======== DATA ========

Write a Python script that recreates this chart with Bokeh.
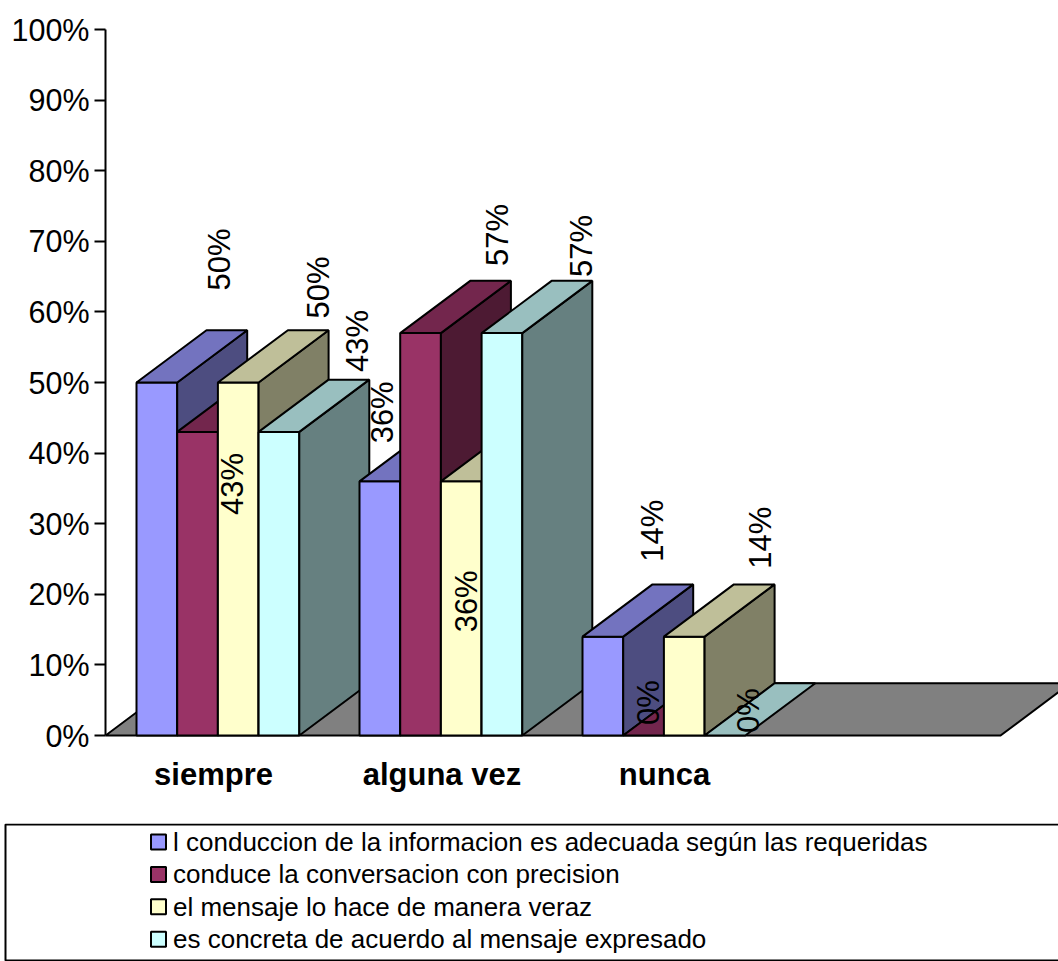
from bokeh.embed import file_html
from bokeh.resources import INLINE
from bokeh.plotting import figure
from bokeh.layouts import column, row
from bokeh.models import ColumnDataSource, FixedTicker, PrintfTickFormatter, Range1d
from bokeh.core.properties import value
import math

categories = ["siempre", "alguna vez", "nunca"]
series_names = [
    "l conduccion de la informacion es adecuada según las requeridas",
    "conduce la conversacion con precision",
    "el mensaje lo hace de manera veraz",
    "es concreta de acuerdo al mensaje expresado",
]
series_values = [
    [50, 36, 14],
    [43, 57, 0],
    [50, 36, 14],
    [43, 57, 0],
]
front_colors = ["#9999FF", "#993366", "#FFFFCC", "#CCFFFF"]
top_colors = ["#7373BF", "#73264D", "#BFBF99", "#99BFBF"]
side_colors = ["#4D4D80", "#4D1A33", "#808066", "#668080"]
tick_values = list(range(0, 101, 10))

FONT = "Liberation Sans"
INK = "#000000"

# Oblique projection of the bars
BAR_W = 40.7
GROUP_STEP = 223.0
FIRST_BAR = 136.0
DEPTH_X = 70.0
DEPTH_Y = 7.4
AXIS_X = 105.0
FLOOR_RIGHT = 1000.0

# Screen shift of each rotated value label from the front top-left corner of its bar
label_dx = [[83, 23, 70], [55, 97, 25], [100.6, 25.6, 97], [99, 100, 44]]
label_dy = [[-123, -69, -106], [52, -98, -33], [-95, 120, -99], [-91, -87, -25]]
category_shift = [-4.4, 1.0, 0.6]

PX_PER_PCT = 7.06
PLOT_H = 823
ZERO_PX = 735

p = figure(
    width=1058, height=PLOT_H, output_backend="svg", toolbar_location=None,
    x_range=Range1d(AXIS_X, 1058),
    y_range=Range1d((ZERO_PX - PLOT_H) / PX_PER_PCT, ZERO_PX / PX_PER_PCT),
    x_axis_location=None, min_border_left=int(AXIS_X), min_border_right=0,
    min_border_top=0, min_border_bottom=0,
)
p.outline_line_color = None
p.grid.visible = False
p.background_fill_color = "white"
p.border_fill_color = "white"

ax = p.yaxis[0]
ax.bounds = (0, 100)
ax.ticker = FixedTicker(ticks=tick_values)
ax.formatter = PrintfTickFormatter(format="%d%%")
ax.major_tick_in = 0
ax.major_tick_out = 11
ax.minor_tick_line_color = None
ax.axis_line_color = INK
ax.axis_line_width = 2
ax.major_tick_line_color = INK
ax.major_tick_line_width = 2
ax.major_label_text_font = FONT
ax.major_label_text_font_size = "30.5px"
ax.major_label_text_color = INK
ax.major_label_standoff = 5

# Floor of the chart
p.patch(
    [AXIS_X, FLOOR_RIGHT, FLOOR_RIGHT + DEPTH_X, AXIS_X + DEPTH_X],
    [0, 0, DEPTH_Y, DEPTH_Y],
    fill_color="#808080", line_color=INK, line_width=2, line_join="miter",
)

lab_x, lab_y, lab_text, lab_dy = [], [], [], []
for g in range(len(categories)):
    for s in range(len(series_names)):
        v = series_values[s][g]
        x0 = FIRST_BAR + g * GROUP_STEP + s * BAR_W
        x1 = x0 + BAR_W
        # Front, then top, then side: later bars overlap earlier ones
        if v > 0:
            p.quad(left=x0, right=x1, bottom=0, top=v,
                   fill_color=front_colors[s], line_color=INK, line_width=2)
            p.patch([x1, x1 + DEPTH_X, x1 + DEPTH_X, x1],
                    [0, DEPTH_Y, v + DEPTH_Y, v],
                    fill_color=side_colors[s], line_color=INK, line_width=2)
        p.patch([x0, x1, x1 + DEPTH_X, x0 + DEPTH_X],
                [v, v, v + DEPTH_Y, v + DEPTH_Y],
                fill_color=top_colors[s], line_color=INK, line_width=2)
        lab_x.append(x0 + label_dx[s][g])
        lab_y.append(v)
        lab_dy.append(label_dy[s][g])
        lab_text.append(f"{v}%")

p.text(
    x="x", y="y", text="text", y_offset="dy",
    source=ColumnDataSource(dict(x=lab_x, y=lab_y, text=lab_text, dy=lab_dy)),
    angle=math.pi / 2, text_align="center", text_baseline="middle",
    text_font=value(FONT), text_font_size="31px", text_color=INK,
)

# Category names under the floor
cat_x = [FIRST_BAR + g * GROUP_STEP + 2 * BAR_W + category_shift[g] for g in range(len(categories))]
p.text(
    x=cat_x, y=[0] * len(categories), text=categories, y_offset=39,
    text_align="center", text_baseline="middle",
    text_font=value(FONT), text_font_size="31px", text_font_style="bold",
    text_color=INK,
)

# Legend panel
LEG_H = 138
leg = figure(
    width=1058, height=LEG_H, output_backend="svg", toolbar_location=None,
    x_range=Range1d(0, 1058), y_range=Range1d(LEG_H, 0),
    x_axis_location=None, y_axis_location=None,
    min_border_left=0, min_border_right=0, min_border_top=0, min_border_bottom=0,
)
leg.outline_line_color = None
leg.grid.visible = False
leg.quad(left=5, right=1080, top=1, bottom=137,
         fill_color="white", line_color=INK, line_width=2)
rows = [18.5 + i * 32.4 for i in range(len(series_names))]
leg.scatter(x=[158] * len(rows), y=rows, marker="square", size=15,
            fill_color=front_colors, line_color=INK, line_width=2)
leg.text(x=[172.5] * len(rows), y=rows, text=series_names,
         text_align="left", text_baseline="middle",
         text_font=value(FONT), text_font_size="26px", text_color=INK)

open("out.html", "w").write(file_html(column(p, row(leg, spacing=0), spacing=0), INLINE))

========

> **WRITTEN EXERCISE**
Quote the full listing above word for word; exclude every picture from the copy.

> **TASK RESPONSE**
Write a Python script that recreates this chart with Bokeh.
from bokeh.embed import file_html
from bokeh.resources import INLINE
from bokeh.plotting import figure
from bokeh.layouts import column, row
from bokeh.models import ColumnDataSource, FixedTicker, PrintfTickFormatter, Range1d
from bokeh.core.properties import value
import math

categories = ["siempre", "alguna vez", "nunca"]
series_names = [
    "l conduccion de la informacion es adecuada según las requeridas",
    "conduce la conversacion con precision",
    "el mensaje lo hace de manera veraz",
    "es concreta de acuerdo al mensaje expresado",
]
series_values = [
    [50, 36, 14],
    [43, 57, 0],
    [50, 36, 14],
    [43, 57, 0],
]
front_colors = ["#9999FF", "#993366", "#FFFFCC", "#CCFFFF"]
top_colors = ["#7373BF", "#73264D", "#BFBF99", "#99BFBF"]
side_colors = ["#4D4D80", "#4D1A33", "#808066", "#668080"]
tick_values = list(range(0, 101, 10))

FONT = "Liberation Sans"
INK = "#000000"

# Oblique projection of the bars
BAR_W = 40.7
GROUP_STEP = 223.0
FIRST_BAR = 136.0
DEPTH_X = 70.0
DEPTH_Y = 7.4
AXIS_X = 105.0
FLOOR_RIGHT = 1000.0

# Screen shift of each rotated value label from the front top-left corner of its bar
label_dx = [[83, 23, 70], [55, 97, 25], [100.6, 25.6, 97], [99, 100, 44]]
label_dy = [[-123, -69, -106], [52, -98, -33], [-95, 120, -99], [-91, -87, -25]]
category_shift = [-4.4, 1.0, 0.6]

PX_PER_PCT = 7.06
PLOT_H = 823
ZERO_PX = 735

p = figure(
    width=1058, height=PLOT_H, output_backend="svg", toolbar_location=None,
    x_range=Range1d(AXIS_X, 1058),
    y_range=Range1d((ZERO_PX - PLOT_H) / PX_PER_PCT, ZERO_PX / PX_PER_PCT),
    x_axis_location=None, min_border_left=int(AXIS_X), min_border_right=0,
    min_border_top=0, min_border_bottom=0,
)
p.outline_line_color = None
p.grid.visible = False
p.background_fill_color = "white"
p.border_fill_color = "white"

ax = p.yaxis[0]
ax.bounds = (0, 100)
ax.ticker = FixedTicker(ticks=tick_values)
ax.formatter = PrintfTickFormatter(format="%d%%")
ax.major_tick_in = 0
ax.major_tick_out = 11
ax.minor_tick_line_color = None
ax.axis_line_color = INK
ax.axis_line_width = 2
ax.major_tick_line_color = INK
ax.major_tick_line_width = 2
ax.major_label_text_font = FONT
ax.major_label_text_font_size = "30.5px"
ax.major_label_text_color = INK
ax.major_label_standoff = 5

# Floor of the chart
p.patch(
    [AXIS_X, FLOOR_RIGHT, FLOOR_RIGHT + DEPTH_X, AXIS_X + DEPTH_X],
    [0, 0, DEPTH_Y, DEPTH_Y],
    fill_color="#808080", line_color=INK, line_width=2, line_join="miter",
)

lab_x, lab_y, lab_text, lab_dy = [], [], [], []
for g in range(len(categories)):
    for s in range(len(series_names)):
        v = series_values[s][g]
        x0 = FIRST_BAR + g * GROUP_STEP + s * BAR_W
        x1 = x0 + BAR_W
        # Front, then top, then side: later bars overlap earlier ones
        if v > 0:
            p.quad(left=x0, right=x1, bottom=0, top=v,
                   fill_color=front_colors[s], line_color=INK, line_width=2)
            p.patch([x1, x1 + DEPTH_X, x1 + DEPTH_X, x1],
                    [0, DEPTH_Y, v + DEPTH_Y, v],
                    fill_color=side_colors[s], line_color=INK, line_width=2)
        p.patch([x0, x1, x1 + DEPTH_X, x0 + DEPTH_X],
                [v, v, v + DEPTH_Y, v + DEPTH_Y],
                fill_color=top_colors[s], line_color=INK, line_width=2)
        lab_x.append(x0 + label_dx[s][g])
        lab_y.append(v)
        lab_dy.append(label_dy[s][g])
        lab_text.append(f"{v}%")

p.text(
    x="x", y="y", text="text", y_offset="dy",
    source=ColumnDataSource(dict(x=lab_x, y=lab_y, text=lab_text, dy=lab_dy)),
    angle=math.pi / 2, text_align="center", text_baseline="middle",
    text_font=value(FONT), text_font_size="31px", text_color=INK,
)

# Category names under the floor
cat_x = [FIRST_BAR + g * GROUP_STEP + 2 * BAR_W + category_shift[g] for g in range(len(categories))]
p.text(
    x=cat_x, y=[0] * len(categories), text=categories, y_offset=39,
    text_align="center", text_baseline="middle",
    text_font=value(FONT), text_font_size="31px", text_font_style="bold",
    text_color=INK,
)

# Legend panel
LEG_H = 138
leg = figure(
    width=1058, height=LEG_H, output_backend="svg", toolbar_location=None,
    x_range=Range1d(0, 1058), y_range=Range1d(LEG_H, 0),
    x_axis_location=None, y_axis_location=None,
    min_border_left=0, min_border_right=0, min_border_top=0, min_border_bottom=0,
)
leg.outline_line_color = None
leg.grid.visible = False
leg.quad(left=5, right=1080, top=1, bottom=137,
         fill_color="white", line_color=INK, line_width=2)
rows = [18.5 + i * 32.4 for i in range(len(series_names))]
leg.scatter(x=[158] * len(rows), y=rows, marker="square", size=15,
            fill_color=front_colors, line_color=INK, line_width=2)
leg.text(x=[172.5] * len(rows), y=rows, text=series_names,
         text_align="left", text_baseline="middle",
         text_font=value(FONT), text_font_size="26px", text_color=INK)

open("out.html", "w").write(file_html(column(p, row(leg, spacing=0), spacing=0), INLINE))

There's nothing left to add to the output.